[ENTRIES]:
=-=-=-=-=

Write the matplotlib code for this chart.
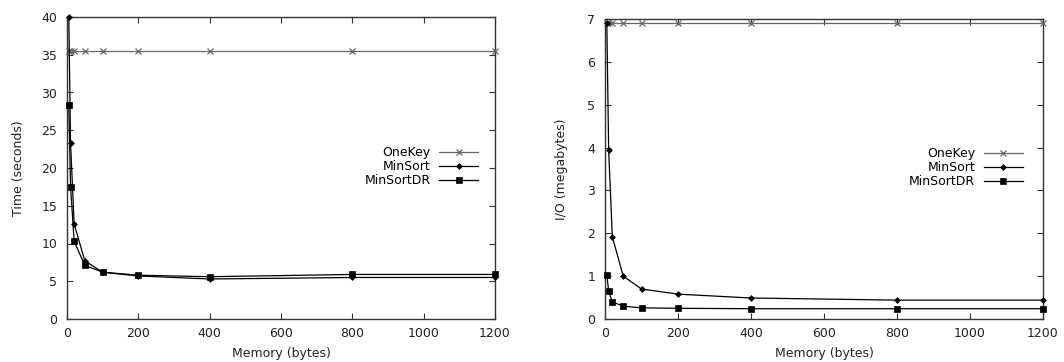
import matplotlib
matplotlib.use("Agg")
import matplotlib.pyplot as plt

memory = [5, 10, 20, 50, 100, 200, 400, 800, 1200]

time_onekey = [35.5, 35.5, 35.5, 35.5, 35.5, 35.5, 35.5, 35.5, 35.5]
time_minsort = [40.0, 23.3, 12.6, 7.7, 6.2, 5.7, 5.3, 5.5, 5.5]
time_minsortdr = [28.3, 17.5, 10.3, 7.1, 6.2, 5.8, 5.6, 5.9, 5.9]

io_onekey = [6.9, 6.9, 6.9, 6.9, 6.9, 6.9, 6.9, 6.9, 6.9]
io_minsort = [6.9, 3.95, 1.92, 1.0, 0.7, 0.58, 0.49, 0.44, 0.44]
io_minsortdr = [1.03, 0.65, 0.40, 0.30, 0.26, 0.25, 0.24, 0.24, 0.24]

series_names = ["OneKey", "MinSort", "MinSortDR"]
x_ticks = [0, 200, 400, 600, 800, 1000, 1200]

plt.rcParams['font.family'] = ['DejaVu Sans']
plt.rcParams['font.size'] = 9

fig = plt.figure(figsize=(10.64, 3.62), dpi=100)
W, H = 1064, 362
ax1 = fig.add_axes([67 / W, (H - 319) / H, 428 / W, 302 / H])
ax2 = fig.add_axes([605 / W, (H - 319) / H, 438 / W, 300 / H])

def style(ax, ymax, ystep, ylabel, lx, ly, ylpad):
    ax.set_xlim(0, 1200)
    ax.set_ylim(0, ymax)
    ax.set_xticks(x_ticks)
    ax.set_yticks([i * ystep for i in range(int(round(ymax / ystep)) + 1)])
    ax.tick_params(direction="in", top=True, right=True, length=4, width=0.8,
                   color="#333333", labelcolor="#222222")
    ax.tick_params(axis="x", pad=6)
    ax.tick_params(axis="y", pad=7)
    for s in ax.spines.values():
        s.set_color("#333333")
        s.set_linewidth(1.0)
    ax.set_xlabel("Memory (bytes)", color="#222222", labelpad=5)
    ax.set_ylabel(ylabel, color="#222222", labelpad=ylpad)
    leg = ax.legend(loc="center right", bbox_to_anchor=(lx, ly), frameon=False,
                    markerfirst=False, handlelength=3.1, handletextpad=0.7,
                    labelspacing=0.08, borderpad=0, fontsize=9)
    for t in leg.get_texts():
        t.set_ha("right")
    leg._legend_box.align = "right"

def draw(ax, a, b, c):
    ax.plot(memory, a, color="#666666", lw=0.9, marker="x", ms=5, mew=0.9,
            label=series_names[0], clip_on=False, zorder=3)
    ax.plot(memory, b, color="black", lw=0.9, marker="D", ms=3, mew=0.5,
            label=series_names[1], clip_on=False, zorder=4)
    ax.plot(memory, c, color="black", lw=0.9, marker="s", ms=4.5, mew=0.5,
            label=series_names[2], clip_on=False, zorder=4)

draw(ax1, time_onekey, time_minsort, time_minsortdr)
style(ax1, 40, 5, "Time (seconds)", 0.975, 0.505, 12)

draw(ax2, io_onekey, io_minsort, io_minsortdr)
style(ax2, 7, 1, "I/O (megabytes)", 0.968, 0.505, 14)

fig.savefig("out.png", dpi=100)
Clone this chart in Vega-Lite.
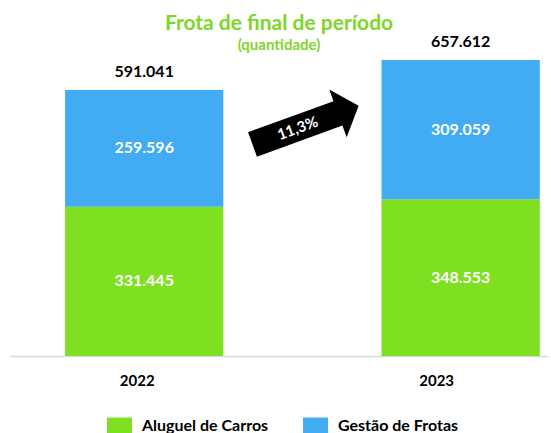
{
  "$schema": "https://vega.github.io/schema/vega-lite/v6.json",
  "width": 538,
  "height": 315,
  "autosize": "none",
  "padding": {"left": 10, "top": 41, "right": 3, "bottom": 77},
  "background": "white",
  "title": {
    "text": "Frota de final de período",
    "subtitle": "(quantidade)",
    "anchor": "middle",
    "font": "Lato",
    "fontSize": 21,
    "fontWeight": "bold",
    "color": "#7ED62A",
    "subtitleFont": "Lato",
    "subtitleFontSize": 15,
    "subtitleFontWeight": "bold",
    "subtitleColor": "#7ED62A",
    "subtitlePadding": 4,
    "offset": -19
  },
  "config": {
    "font": "Lato",
    "view": {"stroke": null},
    "locale": {"number": {"decimal": ",", "thousands": ".", "grouping": [3], "currency": ["R$", ""]}}
  },
  "datasets": {
    "fleet": [
      {"year": "2022", "series": "Aluguel de Carros", "value": 331445},
      {"year": "2022", "series": "Gestão de Frotas", "value": 259596},
      {"year": "2023", "series": "Aluguel de Carros", "value": 348553},
      {"year": "2023", "series": "Gestão de Frotas", "value": 309059}
    ],
    "totals": [
      {"year": "2022", "total": 591041},
      {"year": "2023", "total": 657612}
    ],
    "growth": [
      {"year": "2022", "pos": 513000, "textpos": 506000, "label": "11,3%"}
    ]
  },
  "layer": [
    {
      "data": {"name": "fleet"},
      "mark": {"type": "bar"},
      "encoding": {
        "x": {
          "field": "year",
          "type": "nominal",
          "scale": {"paddingInner": 0.5, "paddingOuter": 0.1, "align": 0.87},
          "axis": {
            "title": null,
            "labelAngle": 0,
            "ticks": false,
            "domainColor": "#d9d9d9",
            "domainWidth": 1.5,
            "labelFont": "Lato",
            "labelFontWeight": "bold",
            "labelFontSize": 15,
            "labelColor": "#000000",
            "labelPadding": 17,
            "labelOffset": {"condition": {"test": "datum.value === '2022'", "value": -7}, "value": -24}
          }
        },
        "y": {
          "field": "value",
          "type": "quantitative",
          "stack": "zero",
          "scale": {"domain": [0, 700000], "nice": false},
          "axis": null
        },
        "order": {"field": "series", "sort": "ascending"},
        "color": {
          "field": "series",
          "type": "nominal",
          "scale": {"domain": ["Aluguel de Carros", "Gestão de Frotas"], "range": ["#7FE022", "#41ACF3"]},
          "legend": {
            "title": null,
            "orient": "none",
            "legendX": 97,
            "legendY": 372,
            "direction": "horizontal",
            "symbolType": "M -1 -0.65 L 1 -0.65 L 1 0.65 L -1 0.65 Z",
            "symbolSize": 625,
            "symbolStrokeWidth": 0,
            "symbolOpacity": 1,
            "labelFont": "Lato",
            "labelFontSize": 16,
            "labelFontWeight": "bold",
            "labelColor": "#000000",
            "columnPadding": 34,
            "labelOffset": 10
          }
        }
      }
    },
    {
      "data": {"name": "fleet"},
      "mark": {"type": "text", "color": "white", "fontWeight": "bold", "fontSize": 16, "font": "Lato", "baseline": "middle"},
      "encoding": {
        "x": {"field": "year", "type": "nominal"},
        "y": {"field": "value", "type": "quantitative", "stack": "zero", "bandPosition": 0.5},
        "order": {"field": "series", "sort": "ascending"},
        "text": {"field": "value", "type": "quantitative", "format": ",d"},
        "detail": {"field": "series"}
      }
    },
    {
      "data": {"name": "totals"},
      "mark": {"type": "text", "color": "black", "fontWeight": "bold", "fontSize": 16, "font": "Lato", "baseline": "middle", "dy": -18},
      "encoding": {
        "x": {"field": "year", "type": "nominal"},
        "y": {"field": "total", "type": "quantitative"},
        "text": {"field": "total", "type": "quantitative", "format": ",d"}
      }
    },
    {
      "data": {"name": "growth"},
      "mark": {
        "type": "point",
        "shape": "M -1 -0.23 L 0.61 -0.23 L 0.61 -0.45 L 1 0 L 0.61 0.45 L 0.61 0.23 L -1 0.23 Z",
        "filled": true,
        "color": "black",
        "opacity": 1,
        "size": 12769,
        "angle": -20,
        "strokeWidth": 0
      },
      "encoding": {
        "x": {"field": "year", "type": "nominal", "bandPosition": 1.52},
        "y": {"field": "pos", "type": "quantitative"}
      }
    },
    {
      "data": {"name": "growth"},
      "mark": {"type": "text", "color": "white", "fontWeight": "bold", "fontSize": 15, "font": "Lato", "baseline": "middle", "angle": -20},
      "encoding": {
        "x": {"field": "year", "type": "nominal", "bandPosition": 1.47},
        "y": {"field": "textpos", "type": "quantitative"},
        "text": {"field": "label"}
      }
    }
  ]
}
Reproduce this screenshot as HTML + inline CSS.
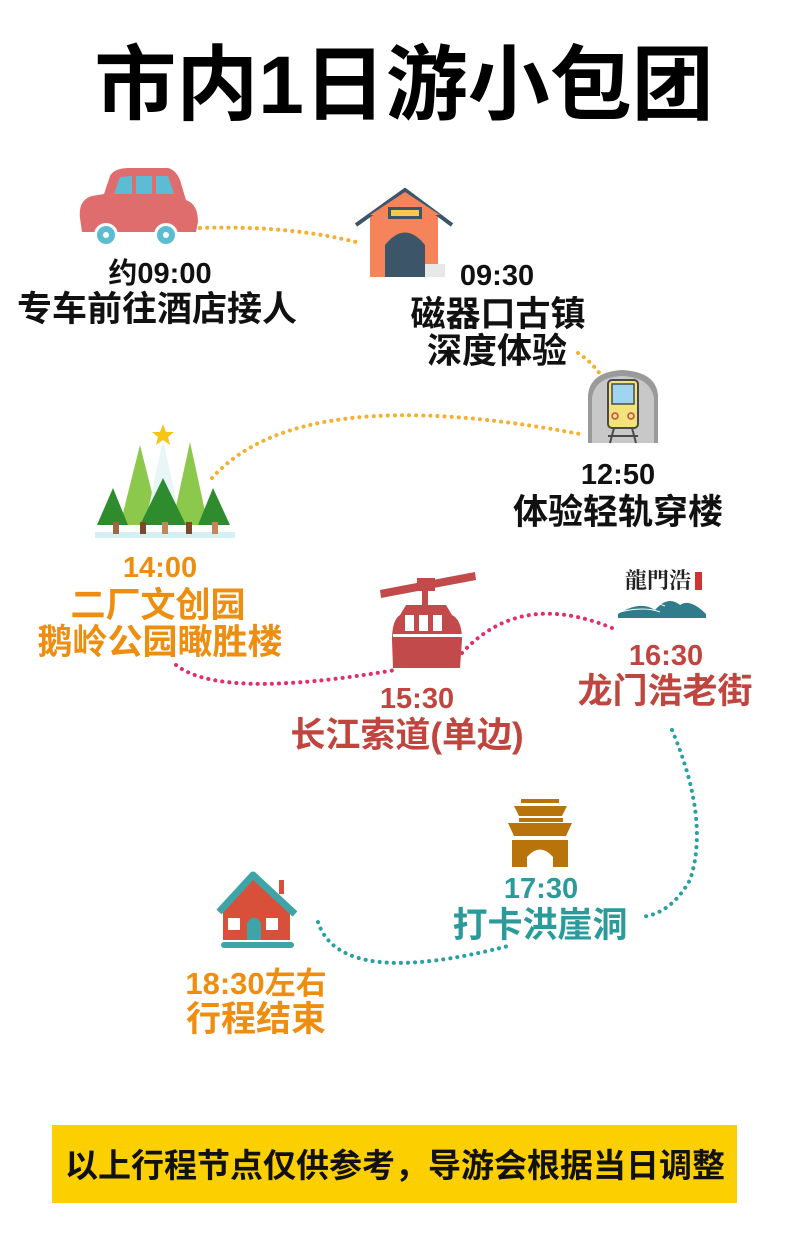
<!DOCTYPE html>
<html><head><meta charset="utf-8"><style>
html,body{margin:0;padding:0;background:#fff;width:790px;height:1245px;overflow:hidden}
svg text{font-family:"Liberation Sans","Noto Sans CJK SC",sans-serif;font-weight:bold;text-anchor:middle}
</style></head><body>
<svg width="790" height="1245" viewBox="0 0 790 1245" xmlns="http://www.w3.org/2000/svg">
<text x="404" y="113" font-size="82" fill="#000" font-weight="900">市内1日游小包团</text>

<g fill="none" stroke-width="4" stroke-linecap="round" stroke-dasharray="0.1 7">
<path d="M200 228 Q290 225 360 243" stroke="#f4b030"/>
<path d="M578 353 Q592 362 603 378" stroke="#f4b030"/>
<path d="M212 478 Q300 380 585 435" stroke="#f4b030"/>
<path d="M176 665 Q220 700 395 670" stroke="#e0306a"/>
<path d="M462 653 Q520 590 612 628" stroke="#e0306a"/>
<path d="M672 730 Q710 820 690 880 Q670 915 640 917" stroke="#2aa0a0"/>
<path d="M318 922 Q340 990 512 945" stroke="#2aa0a0"/>
</g>

<g>
<path d="M80 218 Q78 200 92 196 L104 194 L110 176 Q114 168 130 168 L168 168 Q176 170 180 180 L186 200 Q198 204 198 222 L196 232 L82 232 Z" fill="#e06d6d"/>
<path d="M114 194 L120 177 L132 176 L132 194 Z M136 176 L152 176 L152 194 L136 194 Z M156 176 L168 176 L174 194 L156 194 Z" fill="#5bbcd3"/>
<circle cx="106" cy="235" r="12" fill="#fff"/><circle cx="106" cy="235" r="9" fill="#5bbcd3"/><circle cx="106" cy="235" r="3" fill="#fff"/>
<circle cx="166" cy="235" r="12" fill="#fff"/><circle cx="166" cy="235" r="9" fill="#5bbcd3"/><circle cx="166" cy="235" r="3" fill="#fff"/>
</g>
<g>
<rect x="370" y="215" width="68" height="62" fill="#f5845a"/>
<path d="M356 225 L405 190 L452 225" fill="none" stroke="#3d5569" stroke-width="4"/>
<path d="M370 215 L405 192 L440 215 Z" fill="#f5845a"/>
<rect x="388" y="207" width="34" height="12" fill="#3d5569"/><rect x="391" y="210" width="28" height="6" fill="#f8c84a"/>
<path d="M385 277 L385 245 Q405 220 425 245 L425 277 Z" fill="#3d5569"/>
<rect x="425" y="264" width="20" height="13" fill="#e8e8e8"/>
</g>
<g>
<path d="M588 443 L588 395 Q590 372 622 370 Q656 372 658 395 L658 443 Z" fill="#9a9a9a"/>
<path d="M592 443 L592 398 Q595 377 622 376 Q650 377 654 398 L654 443 Z" fill="#c8c8c8"/>
<rect x="608" y="380" width="30" height="48" rx="4" fill="#f2e47a" stroke="#4a4a4a" stroke-width="2"/>
<rect x="612" y="384" width="22" height="20" fill="#9fd5ee" stroke="#4a4a4a" stroke-width="1.5"/>
<circle cx="615" cy="416" r="3" fill="none" stroke="#c44" stroke-width="1.5"/><circle cx="631" cy="416" r="3" fill="none" stroke="#c44" stroke-width="1.5"/>
<path d="M610 443 L614 428 M636 443 L632 428 M608 436 H638" stroke="#4a4a4a" stroke-width="2"/>
</g>
<g>
<rect x="95" y="532" width="140" height="6" fill="#d5f0f5"/>
<polygon points="140,445 120,525 160,525" fill="#8cc84b"/>
<polygon points="163,440 145,525 182,525" fill="#e8f6f8"/>
<polygon points="190,442 172,525 208,525" fill="#8cc84b"/>
<polygon points="113,488 97,525 128,525" fill="#2e8b2e"/>
<polygon points="213,488 198,525 230,525" fill="#2e8b2e"/>
<polygon points="163,478 140,525 186,525" fill="#2e8b2e"/>
<rect x="113" y="522" width="6" height="12" fill="#a06840"/><rect x="140" y="522" width="6" height="12" fill="#7a4a2a"/>
<rect x="162" y="522" width="6" height="12" fill="#c08858"/><rect x="186" y="522" width="6" height="12" fill="#7a4a2a"/><rect x="212" y="522" width="6" height="12" fill="#c08858"/>
<polygon points="163,424 166,432 174,432 168,437 170,445 163,440 156,445 158,437 152,432 160,432" fill="#f5c518"/>
</g>
<g fill="#c24a4a">
<polygon points="380,590 475,572 476,580 381,598"/>
<rect x="417" y="578" width="18" height="13"/>
<rect x="422" y="591" width="6" height="14"/>
<path d="M406 605 H446 L452 615 Q462 620 462 640 L460 668 L393 668 L392 640 Q392 620 400 615 Z"/>
</g>
<g fill="#fff"><rect x="405" y="615" width="9" height="16"/><rect x="419" y="615" width="9" height="16"/><rect x="433" y="615" width="9" height="16"/><rect x="393" y="634" width="69" height="3"/></g>
<text x="658" y="588" font-size="22" fill="#222" font-weight="normal" style="font-family:'Noto Serif CJK SC',serif">龍門浩</text>
<rect x="695" y="572" width="7" height="18" fill="#c33"/>
<path d="M618 614 Q640 600 655 610 Q668 595 680 605 Q690 598 706 614 L706 618 L618 618 Z" fill="#2f7c8a"/>
<path d="M620 612 Q645 606 660 612 M625 608 Q650 600 665 606" stroke="#fff" stroke-width="1" fill="none"/>
<g fill="#b8730a">
<rect x="521" y="799" width="38" height="4"/>
<path d="M514 806 H567 L562 816 H519 Z"/>
<rect x="519" y="818" width="44" height="4"/>
<path d="M508 823 H572 L566 836 H514 Z"/>
<path d="M512 840 H568 V867 H553 V857 Q540 842 527 857 V867 H512 Z"/>
</g>
<g>
<rect x="279" y="880" width="5" height="14" fill="#d9503a"/>
<polygon points="223,908 253,877 290,908 290,940 223,940" fill="#d9503a"/>
<path d="M219 912 L253 875 L295 914" fill="none" stroke="#3da5a8" stroke-width="7" stroke-linejoin="round"/>
<path d="M247 940 V923 Q254 912 261 923 V940 Z" fill="#3da5a8"/>
<rect x="228" y="918" width="12" height="12" fill="#fff"/><rect x="266" y="918" width="12" height="12" fill="#fff"/>
<rect x="221" y="942" width="73" height="6" rx="3" fill="#3da5a8"/>
</g>

<g font-size="29" fill="#111">
<text x="160" y="283">约09:00</text>
<text x="497" y="285">09:30</text>
<text x="618" y="484">12:50</text>
</g>
<g font-size="35" fill="#111">
<text x="157" y="321">专车前往酒店接人</text>
<text x="498" y="326">磁器口古镇</text>
<text x="497" y="363">深度体验</text>
<text x="618" y="524">体验轻轨穿楼</text>
</g>
<g fill="#ee8e10">
<text x="160" y="577" font-size="29">14:00</text>
<text x="158" y="617" font-size="35">二厂文创园</text>
<text x="160" y="654" font-size="35">鹅岭公园瞰胜楼</text>
<text x="256" y="994" font-size="31">18:30左右</text>
<text x="256" y="1031" font-size="35">行程结束</text>
</g>
<g fill="#c0453f">
<text x="417" y="708" font-size="29">15:30</text>
<text x="407" y="747" font-size="35">长江索道(单边)</text>
<text x="666" y="665" font-size="29">16:30</text>
<text x="665" y="703" font-size="35">龙门浩老街</text>
</g>
<g fill="#2a9a9a">
<text x="541" y="898" font-size="29">17:30</text>
<text x="540" y="937" font-size="35">打卡洪崖洞</text>
</g>

<rect x="52" y="1125" width="685" height="78" fill="#fccf00"/>
<text x="395" y="1177" font-size="33" fill="#111">以上行程节点仅供参考，导游会根据当日调整</text>
</svg>
</body></html>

=-=-=-=-=

Tell how many lines include "chart". The number is the whole answer.

[FINISHED EXERCISE]:
2